Paramount Reconstruction Committee chairman Chuck Allen broke the news at Wednesday's meeting, citing lack of funding and interest and higher priorities as reasons why the city is shelving the project.

Some members of the arts community, including Arts Council of Wayne County Director Alice Strickland, said the news is devastating.

"I was shocked that the decision had been arrived at abruptly," Mrs. Strickland said. "I was aware of the headlines last week about the Recreation Center, but I had no idea that the Paramount, or the performing arts center, was not even an option anymore."

Mrs. Strickland added the decision will hurt the arts community, especially for those already having difficulties finding a place to rehearse and perform.

"It's pretty devastating because the arts community has been scrambling trying to find places that were suitable and working around school schedules and community schedules and auditoriums that were already booked," she said. "They have had a very difficult year finding a place available for rehearsal and performance."

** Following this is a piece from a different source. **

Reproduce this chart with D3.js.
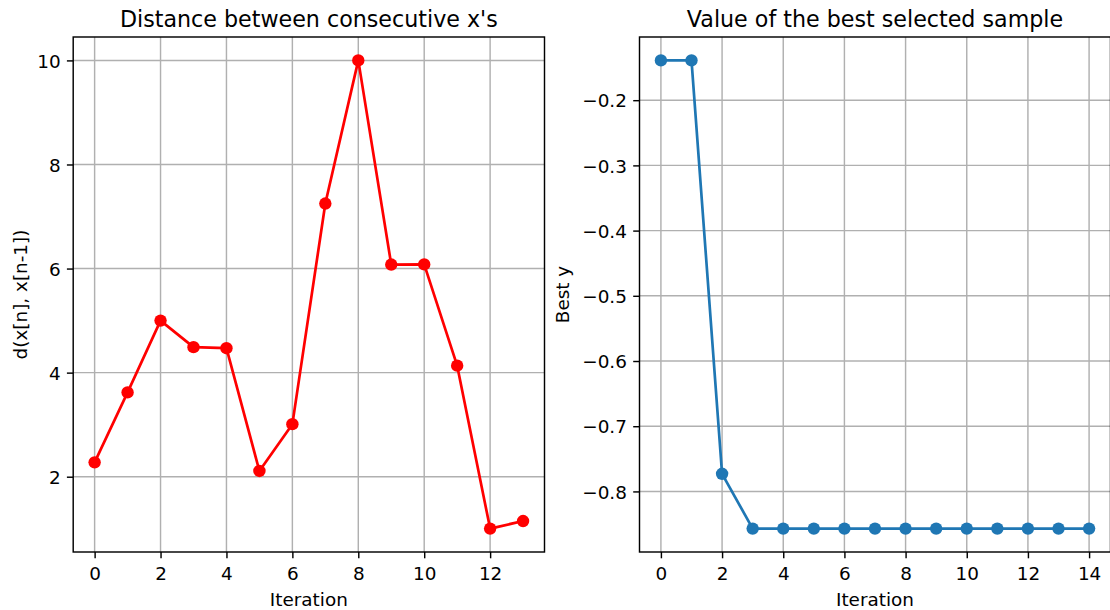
<!DOCTYPE html>
<html>
<head>
  <meta charset="utf-8">
  <title>Distance and best sample</title>
  <script src="https://d3js.org/d3.v7.min.js"></script>
  <style>
    body { margin: 0; background: #fff; }
    svg { display: block; font-family: "DejaVu Sans", sans-serif; }
    .tick text { font-size: 18.4px; fill: #000; font-family: "DejaVu Sans", sans-serif; }
  </style>
</head>
<body>
  <div id="chart"></div>
  <script>
    // data
    var distIter = [0, 1, 2, 3, 4, 5, 6, 7, 8, 9, 10, 11, 12, 13];
    var distValues = [2.276, 3.62, 5.0, 4.49, 4.47, 2.11, 3.01, 7.25, 10.0, 6.077, 6.08, 4.134, 1.003, 1.148];
    var bestIter = [0, 1, 2, 3, 4, 5, 6, 7, 8, 9, 10, 11, 12, 13, 14];
    var bestValues = [-0.139, -0.139, -0.773, -0.857, -0.857, -0.857, -0.857, -0.857,
                      -0.857, -0.857, -0.857, -0.857, -0.857, -0.857, -0.857];
    var distXTicks = [0, 2, 4, 6, 8, 10, 12];
    var distYTicks = [2, 4, 6, 8, 10];
    var bestXTicks = [0, 2, 4, 6, 8, 10, 12, 14];
    var bestYTicks = [-0.8, -0.7, -0.6, -0.5, -0.4, -0.3, -0.2];

    var W = 1110, H = 610;
    var svg = d3.select("#chart").append("svg")
      .attr("width", W)
      .attr("height", H);

    var plotTop = 37, plotBottom = 552;
    var tickLen = 6.3, tickPad = 6.3;

    // pad a range by 5% on each side, like matplotlib's autoscale
    function padded(arr) {
      var e = d3.extent(arr), m = (e[1] - e[0]) * 0.05;
      return [e[0] - m, e[1] + m];
    }

    function drawPanel(opt) {
      var x = d3.scaleLinear().domain(padded(opt.xs)).range([opt.left, opt.right]);
      var y = d3.scaleLinear().domain(padded(opt.ys)).range([plotBottom, plotTop]);
      var g = svg.append("g");
      var cx = (opt.left + opt.right) / 2, cy = (plotTop + plotBottom) / 2;

      // grid
      g.append("g").selectAll("line").data(opt.xTicks).enter().append("line")
        .attr("x1", function(d) { return x(d); })
        .attr("x2", function(d) { return x(d); })
        .attr("y1", plotTop).attr("y2", plotBottom)
        .attr("stroke", "#b0b0b0").attr("stroke-width", 1.44);
      g.append("g").selectAll("line").data(opt.yTicks).enter().append("line")
        .attr("y1", function(d) { return y(d); })
        .attr("y2", function(d) { return y(d); })
        .attr("x1", opt.left).attr("x2", opt.right)
        .attr("stroke", "#b0b0b0").attr("stroke-width", 1.44);

      var pts = opt.xs.map(function(d, i) { return [d, opt.ys[i]]; });

      // line and markers
      g.append("path")
        .datum(pts)
        .attr("d", d3.line()
          .x(function(d) { return x(d[0]); })
          .y(function(d) { return y(d[1]); }))
        .attr("fill", "none")
        .attr("stroke", opt.color)
        .attr("stroke-width", 2.7)
        .attr("stroke-linejoin", "round");
      g.append("g").selectAll("circle").data(pts).enter().append("circle")
        .attr("cx", function(d) { return x(d[0]); })
        .attr("cy", function(d) { return y(d[1]); })
        .attr("r", 6.2)
        .attr("fill", opt.color);

      // axes
      var xAxis = g.append("g")
        .attr("transform", "translate(0," + plotBottom + ")")
        .call(d3.axisBottom(x).tickValues(opt.xTicks).tickSize(tickLen).tickPadding(tickPad)
          .tickFormat(d3.format("d")));
      xAxis.selectAll("text").attr("dy", "0.76em").attr("y", tickLen + tickPad + 1.3);
      var yAxis = g.append("g")
        .attr("transform", "translate(" + opt.left + ",0)")
        .call(d3.axisLeft(y).tickValues(opt.yTicks).tickSize(tickLen).tickPadding(tickPad)
          .tickFormat(d3.format(opt.yFormat)));
      yAxis.selectAll("text").attr("dy", "0.36em");
      [xAxis, yAxis].forEach(function(a) {
        a.select(".domain").remove();
        a.selectAll(".tick line").attr("stroke", "#000").attr("stroke-width", 1.44);
      });

      // frame
      g.append("rect")
        .attr("x", opt.left).attr("y", plotTop)
        .attr("width", opt.right - opt.left).attr("height", plotBottom - plotTop)
        .attr("fill", "none").attr("stroke", "#000").attr("stroke-width", 1.44);

      // texts
      g.append("text")
        .attr("x", cx).attr("y", 26.7)
        .attr("text-anchor", "middle")
        .style("font-size", "22.2px")
        .text(opt.title);
      g.append("text")
        .attr("x", cx).attr("y", 605.7)
        .attr("text-anchor", "middle")
        .style("font-size", "18.4px")
        .text("Iteration");
      g.append("text")
        .attr("transform", "translate(" + opt.yLabelX + "," + cy + ") rotate(-90)")
        .attr("text-anchor", "middle")
        .style("font-size", "18.4px")
        .text(opt.yLabel);
    }

    drawPanel({
      xs: distIter, ys: distValues, xTicks: distXTicks, yTicks: distYTicks,
      left: 73.2, right: 544.5, color: "#ff0000", yFormat: "d",
      title: "Distance between consecutive x's",
      yLabel: "d(x[n], x[n-1])", yLabelX: 26.8
    });

    drawPanel({
      xs: bestIter, ys: bestValues, xTicks: bestXTicks, yTicks: bestYTicks,
      left: 639.5, right: 1110.5, color: "#1f77b4", yFormat: ".1f",
      title: "Value of the best selected sample",
      yLabel: "Best y", yLabelX: 569
    });
  </script>
</body>
</html>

Now that the Paramount project has been shelved indefinitely, others feel performing arts in Wayne County will be worse off as a result.

"I think it's really going to hurt the performing arts in Wayne County if the city doesn't try to do something to build some sort of performing arts center," Sandra Evans said.

Mrs. Evans, president of Center Stage, said since the Paramount burned down last February, her organization and others have faced a constant struggle.

"We're all struggling to find locations where we can afford to have our performances," she said. "We don't want to see our organizations fall to the wayside because we don't have anywhere to perform."

The ballet will also continue to search for venues.

"This leaves the Goldsboro Ballet with the option of renting whatever we need to rent to meet our needs, whether it means the (Goldsboro) High School auditorium, Wayne Community College, or going outside the county," said Peggy Wingate, artistic director for the ballet.

Mrs. Wingate said smaller facilities mean limited performances.

"Right now, the high school (Goldsboro High) has bent over backwards to accommodate me, but (using it) means we will be adapting sets to smaller types of set (and) we can't rent any more backdrops because we don't have fly space in the theater," she said. "So, folks will see a modified background on our ballet right now. We're having to scale back and modify all of our ballets to the space we now have."

Though unpopular to some, Allen defended the decision to shelve the project to rebuild the historic theater.

"We know that we can't fund the Paramount," he said. "And we know that the City Council is not going to make this project a priority for at least two or three years. And by then, it may be an entirely different council."

Discussions involving a request to reinforce the Paramount's facade at an estimated cost of $50,000 to $75,000 triggered the announcement.

"The majority of the council has no interest in keeping that wall," Allen said. "They want the wall down."

Spending that money, he said, would be pointless without a plan to fund the entire project. Despite efforts from local organizations and the Downtown Goldsboro Development Corp. to raise a few hundred dollars here and there, a long-term plan just doesn't exist, he said.

DGDC executive director Julie Thompson disagreed. She said saving the facade could be worth close to $1 million. Spending the $50,000 to $75,000 to brace the facade now, makes Goldsboro eligible for $800,000 to $1 million in tax credits toward future work on reconstruction.

But Allen said the project is at a standstill and spending would be irresponsible.

"We can see no building going on in the foreseeable future," he said. "There's just no timetable for when we can begin work on this project."

Allen said the interest in the project just wasn't there. He said projects that will serve a greater percentage of the population must get top priority.

"The community doesn't want it (Paramount)," he said. "No. 1, we don't have the money. And No. 2, there's no big group out there, besides the arts, supporting this thing."